Pictures in the data below are not part of the copy; transcribe everything else exactly.

Data entries

— Start —

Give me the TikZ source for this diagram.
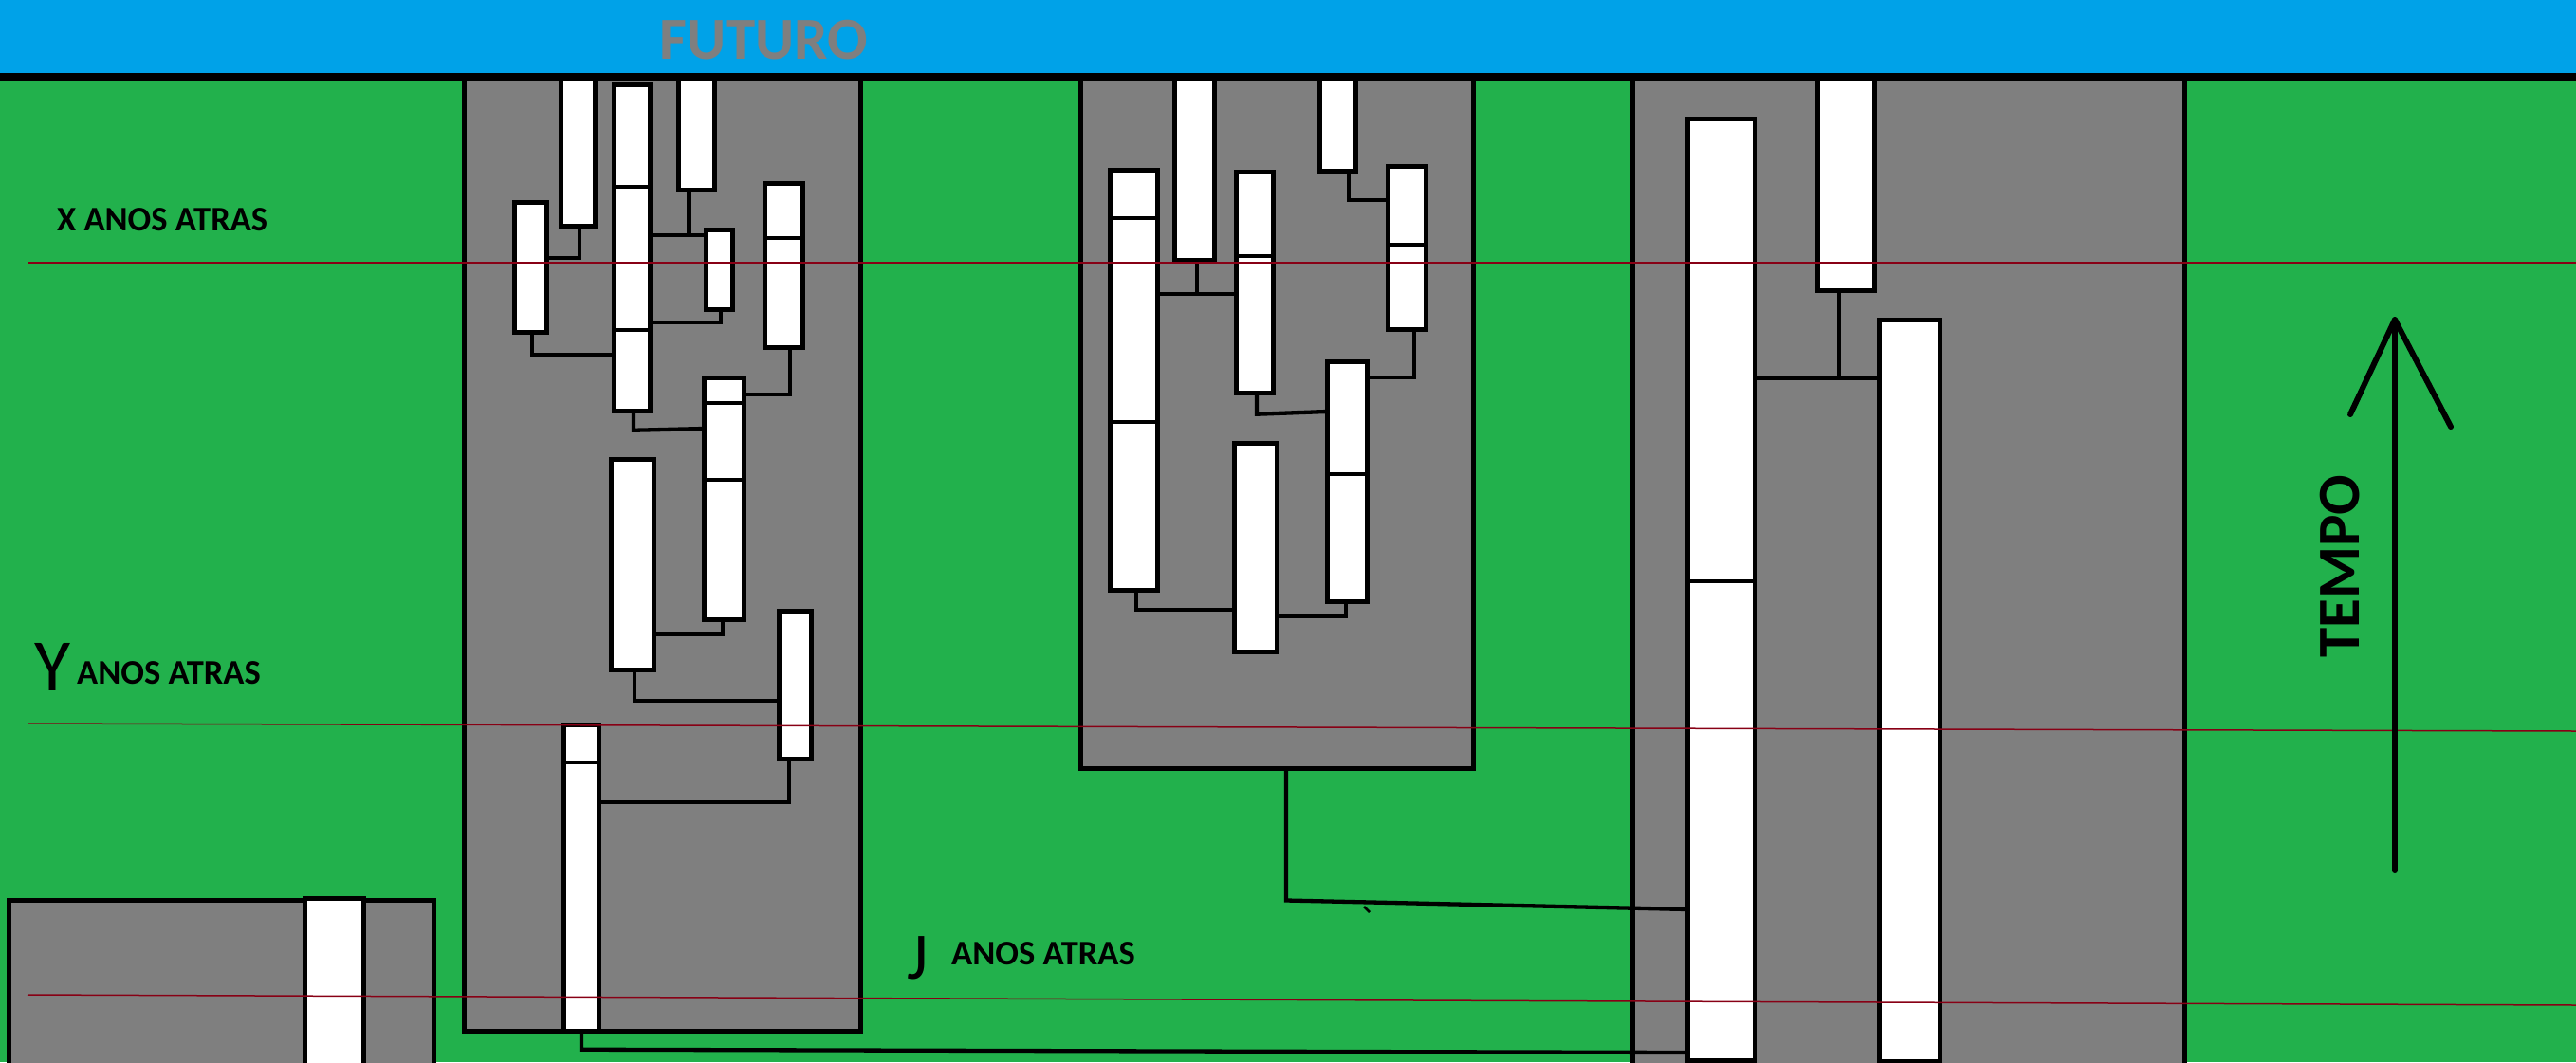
\documentclass[tikz,border=0pt]{standalone}
\usepackage{fontspec}
\setmainfont{Carlito}
\usetikzlibrary{calc}
\definecolor{skyb}{HTML}{00A2E8}
\definecolor{grass}{HTML}{22B14C}
\definecolor{panelgray}{HTML}{7F7F7F}
\definecolor{darkred}{HTML}{880015}
\newcommand\wbar[5]{\node[wbar,minimum width={#4-#2-4.5},minimum height={#5-#3-4.5}] (#1) at ({(#2+#4)/2},{(#3+#5)/2}) {};}
\newcommand\gpanel[5]{\node[gpanel,minimum width={#4-#2-5},minimum height={#5-#3-5}] (#1) at ({(#2+#4)/2},{(#3+#5)/2}) {};}
\newcommand\divline[2]{\draw[divl] (#1.west |- 0,#2) -- (#1.east |- 0,#2);}
\tikzset{
  wbar/.style={draw=black,fill=white,line width=4.8pt,inner sep=0pt,outer sep=0pt,rectangle},
  gpanel/.style={draw=black,fill=panelgray,line width=5pt,inner sep=0pt,outer sep=0pt,rectangle},
  divl/.style={line width=4.5pt},
  conn/.style={line width=4.3pt,line join=miter},
  redline/.style={draw=darkred,line width=1.5pt},
  lbl/.style={inner sep=0pt,anchor=base west,text=black,font=\fontsize{36.5}{36.5}\selectfont\bfseries},
  hand/.style={inner sep=0pt,anchor=base west,text=black},
  arrowline/.style={line width=6pt,line cap=round,line join=round}
}
\begin{document}
\begin{tikzpicture}[x=1pt,y=-1pt]
\useasboundingbox (0,0) rectangle (2716,1120);
\clip (0,0) rectangle (2716,1120);
% background
\fill[grass] (0,0) rectangle (2716,1120);
\fill[skyb] (0,0) rectangle (2716,77);
% panels
\gpanel{pA}{7}{947}{460}{1140}
\gpanel{pB}{487}{80}{910}{1090}
\gpanel{pC}{1137}{80}{1556}{813}
\gpanel{pD}{1719}{80}{2306}{1140}
% panel A bar
\wbar{a1}{319}{945}{386}{1140}
% panel B bars
\wbar{b1}{589}{78}{630}{241}
\wbar{b2}{645}{87}{688}{436}
\wbar{b3}{713}{78}{756}{203}
\wbar{b4}{540}{211}{579}{353}
\wbar{b5}{742}{240}{775}{329}
\wbar{b6}{804}{191}{849}{369}
\wbar{b7}{740}{396}{787}{656}
\wbar{b8}{642}{482}{692}{709}
\wbar{b9}{819}{642}{858}{803}
\wbar{b10}{592}{762}{634}{1090}
\divline{b2}{197}
\divline{b2}{348}
\divline{b6}{251}
\divline{b7}{425}
\divline{b7}{506}
\divline{b10}{804}
% panel C bars
\wbar{c1}{1168}{177}{1223}{625}
\wbar{c2}{1236}{78}{1283}{277}
\wbar{c3}{1301}{179}{1345}{417}
\wbar{c4}{1389}{78}{1432}{183}
\wbar{c5}{1461}{173}{1506}{350}
\wbar{c6}{1397}{379}{1444}{637}
\wbar{c7}{1299}{465}{1349}{690}
\divline{c1}{230}
\divline{c1}{445}
\divline{c3}{270}
\divline{c5}{258}
\divline{c6}{500}
% panel D bars
\wbar{d1}{1777}{123}{1853}{1121}
\wbar{d2}{1914}{78}{1979}{309}
\wbar{d3}{1979}{335}{2048}{1122}
\divline{d1}{613}
% connectors panel B
\draw[conn] ([xshift=1.5pt]b1.south) |- (b4.east |- 0,272);
\draw[conn] ([xshift=-8pt]b3.south) |- (b5.west |- 0,248);
\draw[conn] (b2.east |- 0,248) -- (b5.west |- 0,248);
\draw[conn] ([xshift=1.5pt]b5.south) |- (b2.east |- 0,340);
\draw[conn] ([xshift=1.5pt]b4.south) |- (b2.west |- 0,374);
\draw[conn] ([xshift=6.5pt]b6.south) |- (b7.east |- 0,416);
\draw[conn] ([xshift=1.5pt]b2.south) -- ++(0,20) -- (b7.west |- 0,452);
\draw[conn] ([xshift=-1.5pt]b7.south) |- (b8.east |- 0,669);
\draw[conn] ([xshift=2pt]b8.south) |- (b9.west |- 0,739);
\draw[conn] ([xshift=-6.5pt]b9.south) |- (b10.east |- 0,846);
\draw[conn] (b10.south) -- ++(0,19) -- (d1.west |- 0,1110);
% connectors panel C
\draw[conn] ([xshift=2.5pt]c2.south) -- ++(0,35);
\draw[conn] (c1.east |- 0,310) -- (c3.west |- 0,310);
\draw[conn] ([xshift=11.5pt]c4.south) |- (c5.west |- 0,211);
\draw[conn] ([xshift=2pt]c3.south) -- ++(0,22) -- (c6.west |- 0,434);
\draw[conn] ([xshift=7.5pt]c5.south) |- (c6.east |- 0,398);
\draw[conn] ([xshift=2.5pt]c1.south) |- (c7.west |- 0,643);
\draw[conn] ([xshift=-1.5pt]c6.south) |- (c7.east |- 0,650);
\draw[conn] ([xshift=9.5pt]pC.south) -- ++(0,139) -- (d1.west |- 0,959);
\draw[line width=2.5pt] (1438,956) -- (1444,962);
% connectors panel D
\draw[conn] ([xshift=-7.5pt]d2.south) -- ++(0,92);
\draw[conn] (d1.east |- 0,399) -- (d3.west |- 0,399);
% top black line
\fill[black] (0,76.5) rectangle (2716,84.5);
% red time lines
\draw[redline] (29,277) -- (2716,277);
\draw[redline] (29,763) -- (2716,771);
\draw[redline] (29,1049) -- (2716,1060);
% texts
\node[inner sep=0pt,anchor=base west,text=panelgray,font=\fontsize{63}{63}\selectfont\bfseries] (fut) at (695,62) {FUTURO};
\node[lbl] (xlbl) at (60,243) {X ANOS ATRAS};
\node[hand,font=\fontsize{78}{78}\selectfont] (yhand) at (36,728) {Y};
\node[lbl] (ylbl) at (81,721) {ANOS ATRAS};
\node[hand,font=\fontsize{70}{70}\selectfont] (jhand) at (956,1032) {J};
\node[lbl] (jlbl) at (1003,1017) {ANOS ATRAS};
\node[inner sep=0pt,anchor=base west,rotate=90,text=black,font=\fontsize{63}{63}\selectfont\bfseries] (tempo) at (2487,694) {TEMPO};
% time arrow
\coordinate (arrB) at (2525,918);
\coordinate (arrT) at (2525,337);
\coordinate (arrL) at (2478,437);
\coordinate (arrR) at (2584,450);
\draw[arrowline] (arrB) -- (arrT);
\draw[arrowline] (arrL) -- (arrT) -- (arrR);
\end{tikzpicture}
\end{document}
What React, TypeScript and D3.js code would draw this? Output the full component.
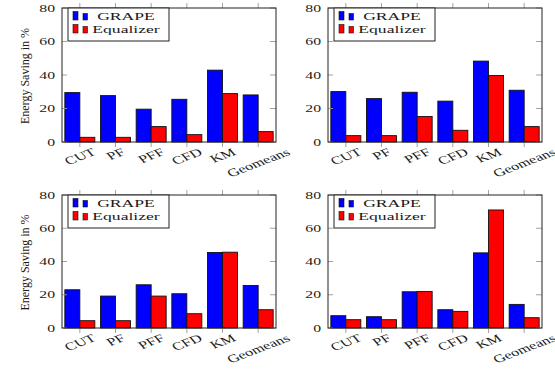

— End —

## WRITTEN RESPONSE:
Give me the TikZ source for this diagram.
\documentclass[tikz,border=0pt]{standalone}
\usepackage{fontspec}
\setmainfont{Carlito}
\usetikzlibrary{calc}
\definecolor{skyb}{HTML}{00A2E8}
\definecolor{grass}{HTML}{22B14C}
\definecolor{panelgray}{HTML}{7F7F7F}
\definecolor{darkred}{HTML}{880015}
\newcommand\wbar[5]{\node[wbar,minimum width={#4-#2-4.5},minimum height={#5-#3-4.5}] (#1) at ({(#2+#4)/2},{(#3+#5)/2}) {};}
\newcommand\gpanel[5]{\node[gpanel,minimum width={#4-#2-5},minimum height={#5-#3-5}] (#1) at ({(#2+#4)/2},{(#3+#5)/2}) {};}
\newcommand\divline[2]{\draw[divl] (#1.west |- 0,#2) -- (#1.east |- 0,#2);}
\tikzset{
  wbar/.style={draw=black,fill=white,line width=4.8pt,inner sep=0pt,outer sep=0pt,rectangle},
  gpanel/.style={draw=black,fill=panelgray,line width=5pt,inner sep=0pt,outer sep=0pt,rectangle},
  divl/.style={line width=4.5pt},
  conn/.style={line width=4.3pt,line join=miter},
  redline/.style={draw=darkred,line width=1.5pt},
  lbl/.style={inner sep=0pt,anchor=base west,text=black,font=\fontsize{36.5}{36.5}\selectfont\bfseries},
  hand/.style={inner sep=0pt,anchor=base west,text=black},
  arrowline/.style={line width=6pt,line cap=round,line join=round}
}
\begin{document}
\begin{tikzpicture}[x=1pt,y=-1pt]
\useasboundingbox (0,0) rectangle (2716,1120);
\clip (0,0) rectangle (2716,1120);
% background
\fill[grass] (0,0) rectangle (2716,1120);
\fill[skyb] (0,0) rectangle (2716,77);
% panels
\gpanel{pA}{7}{947}{460}{1140}
\gpanel{pB}{487}{80}{910}{1090}
\gpanel{pC}{1137}{80}{1556}{813}
\gpanel{pD}{1719}{80}{2306}{1140}
% panel A bar
\wbar{a1}{319}{945}{386}{1140}
% panel B bars
\wbar{b1}{589}{78}{630}{241}
\wbar{b2}{645}{87}{688}{436}
\wbar{b3}{713}{78}{756}{203}
\wbar{b4}{540}{211}{579}{353}
\wbar{b5}{742}{240}{775}{329}
\wbar{b6}{804}{191}{849}{369}
\wbar{b7}{740}{396}{787}{656}
\wbar{b8}{642}{482}{692}{709}
\wbar{b9}{819}{642}{858}{803}
\wbar{b10}{592}{762}{634}{1090}
\divline{b2}{197}
\divline{b2}{348}
\divline{b6}{251}
\divline{b7}{425}
\divline{b7}{506}
\divline{b10}{804}
% panel C bars
\wbar{c1}{1168}{177}{1223}{625}
\wbar{c2}{1236}{78}{1283}{277}
\wbar{c3}{1301}{179}{1345}{417}
\wbar{c4}{1389}{78}{1432}{183}
\wbar{c5}{1461}{173}{1506}{350}
\wbar{c6}{1397}{379}{1444}{637}
\wbar{c7}{1299}{465}{1349}{690}
\divline{c1}{230}
\divline{c1}{445}
\divline{c3}{270}
\divline{c5}{258}
\divline{c6}{500}
% panel D bars
\wbar{d1}{1777}{123}{1853}{1121}
\wbar{d2}{1914}{78}{1979}{309}
\wbar{d3}{1979}{335}{2048}{1122}
\divline{d1}{613}
% connectors panel B
\draw[conn] ([xshift=1.5pt]b1.south) |- (b4.east |- 0,272);
\draw[conn] ([xshift=-8pt]b3.south) |- (b5.west |- 0,248);
\draw[conn] (b2.east |- 0,248) -- (b5.west |- 0,248);
\draw[conn] ([xshift=1.5pt]b5.south) |- (b2.east |- 0,340);
\draw[conn] ([xshift=1.5pt]b4.south) |- (b2.west |- 0,374);
\draw[conn] ([xshift=6.5pt]b6.south) |- (b7.east |- 0,416);
\draw[conn] ([xshift=1.5pt]b2.south) -- ++(0,20) -- (b7.west |- 0,452);
\draw[conn] ([xshift=-1.5pt]b7.south) |- (b8.east |- 0,669);
\draw[conn] ([xshift=2pt]b8.south) |- (b9.west |- 0,739);
\draw[conn] ([xshift=-6.5pt]b9.south) |- (b10.east |- 0,846);
\draw[conn] (b10.south) -- ++(0,19) -- (d1.west |- 0,1110);
% connectors panel C
\draw[conn] ([xshift=2.5pt]c2.south) -- ++(0,35);
\draw[conn] (c1.east |- 0,310) -- (c3.west |- 0,310);
\draw[conn] ([xshift=11.5pt]c4.south) |- (c5.west |- 0,211);
\draw[conn] ([xshift=2pt]c3.south) -- ++(0,22) -- (c6.west |- 0,434);
\draw[conn] ([xshift=7.5pt]c5.south) |- (c6.east |- 0,398);
\draw[conn] ([xshift=2.5pt]c1.south) |- (c7.west |- 0,643);
\draw[conn] ([xshift=-1.5pt]c6.south) |- (c7.east |- 0,650);
\draw[conn] ([xshift=9.5pt]pC.south) -- ++(0,139) -- (d1.west |- 0,959);
\draw[line width=2.5pt] (1438,956) -- (1444,962);
% connectors panel D
\draw[conn] ([xshift=-7.5pt]d2.south) -- ++(0,92);
\draw[conn] (d1.east |- 0,399) -- (d3.west |- 0,399);
% top black line
\fill[black] (0,76.5) rectangle (2716,84.5);
% red time lines
\draw[redline] (29,277) -- (2716,277);
\draw[redline] (29,763) -- (2716,771);
\draw[redline] (29,1049) -- (2716,1060);
% texts
\node[inner sep=0pt,anchor=base west,text=panelgray,font=\fontsize{63}{63}\selectfont\bfseries] (fut) at (695,62) {FUTURO};
\node[lbl] (xlbl) at (60,243) {X ANOS ATRAS};
\node[hand,font=\fontsize{78}{78}\selectfont] (yhand) at (36,728) {Y};
\node[lbl] (ylbl) at (81,721) {ANOS ATRAS};
\node[hand,font=\fontsize{70}{70}\selectfont] (jhand) at (956,1032) {J};
\node[lbl] (jlbl) at (1003,1017) {ANOS ATRAS};
\node[inner sep=0pt,anchor=base west,rotate=90,text=black,font=\fontsize{63}{63}\selectfont\bfseries] (tempo) at (2487,694) {TEMPO};
% time arrow
\coordinate (arrB) at (2525,918);
\coordinate (arrT) at (2525,337);
\coordinate (arrL) at (2478,437);
\coordinate (arrR) at (2584,450);
\draw[arrowline] (arrB) -- (arrT);
\draw[arrowline] (arrL) -- (arrT) -- (arrR);
\end{tikzpicture}
\end{document}
What React, TypeScript and D3.js code would draw this? Output the full component.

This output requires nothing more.